With Manti Te’o, the rookie linebacker for the San Diego Chargers finally back in the game after missing the first few weeks of the NFL season owing to a foot injury, it is an appropriate moment to reflect on the situation he found himself in back early in 2013 when he was still at Notre Dame.
When the sensational story broke that Manti Te’o’s girlfriend was fictional, and that he had known “her” purely through an online correspondence, Dante scholars may have had a different reaction than ordinary American football fans. Te’o had apparently fallen for an elaborate hoax dreamed up by someone he knew. As a result of this hoax, Te’o thought he had found a girlfriend and a confidante who was a student at Stanford. Even though they had never met in person, Te’o thought he was in love with Lennay Kekua. They apparently had an extensive online correspondence and occasional phone calls. When the girlfriend, who was apparently suffering from leukemia, appeared to have died in a car accident, Te’o played on courageously in her memory as she had “asked” him to do. Soon after the reported death of Lennay, it was learned that the girlfriend was fictitious. Although there were conflicting accounts of whether they had met briefly on one or two occasions, and who was in the picture Te’o had been given of Lennay, the relationship was a mind trick played on Te’o by a male acquaintance with the possible assistance of his female cousin.
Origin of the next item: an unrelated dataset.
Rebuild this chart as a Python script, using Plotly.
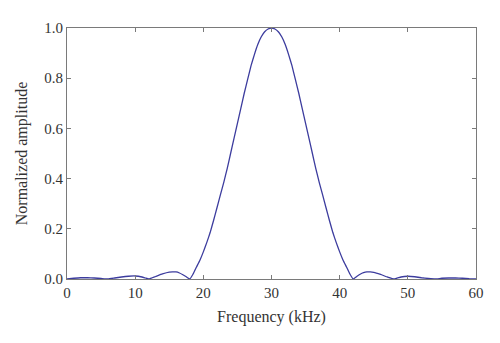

Most people reacted in disbelief to this sordid tale. How could a football hero have a “girlfriend” whom he had never met? How could Te’o be that naive?
For those knowledgeable of the world of Dante, the relationship suggested a curious parallel with at least some versions of the story of Dante’s relationship with his beloved muse, Beatrice. The more or less official scholarly version of the Dante story is that he and Beatrice only met a few times in life, and those meetings were brief. The first one was when they were children–Dante was nine, Beatrice eight. The second meeting occurred nine years later. Yet Dante was certain he “loved” Beatrice. Love could be defined then as of the platonic kind. Dante’s love appears to have been in the tradition of the medieval chivalry, where it was common for knights, poets, and troubadours to devote themselves to the honor and glory of a lady, without necessarily having sexual intentions toward this muse.
The Vita Nuova, an anthology of Dante’s early poems collected and stitched together with prose passages, was Dante’s first important work. The title means “new life” or more narrowly, “life renewed by love.” It is mainly a book in praise of Beatrice and about Dante’s love for her. It was written in the emerging Italian vernacular, rather than the formal written language of the day, which was still Latin. (Dante would take this same path in writing in the vernacular in the Divine Comedy, although it would be a decade or more between his completion of Vita Nuova and his start on the Commedia). One could stretch a metaphor a bit and make the structural–although obviously not literary–comparison between Dante’s poems and love letters for the unseen and barely known Beatrice, and Te’o’s online correspondence with Lennay.
Like Lennay, Beatrice died at a young age. Meanwhile, Dante married Gemma and fathered seven children with her. Yet he continued to devote himself to his spiritual love for Beatrice. The Commedia is written as a paean to Beatrice. By placing himself on an imagined tour of Paradiso with Beatrice as his guide, Dante is able to see, experience, and think about her again.
We don’t know the real facts of Dante’s relationship with Beatrice. But if the modern consensus of scholars is to be taken at face value, this was one of history’s deepest and most poetic love relationships, even though it was unconsummated by physical love. Almost all of this one-sided love affair was carried on by Dante in his mind. If Dante’s imaginary relationship with Beatrice could sustain him through the long years when he was in exile and at work on the Divine Comedy, then certainly Manti Te’o could have been sustained through a football season by an imaginary girlfriend.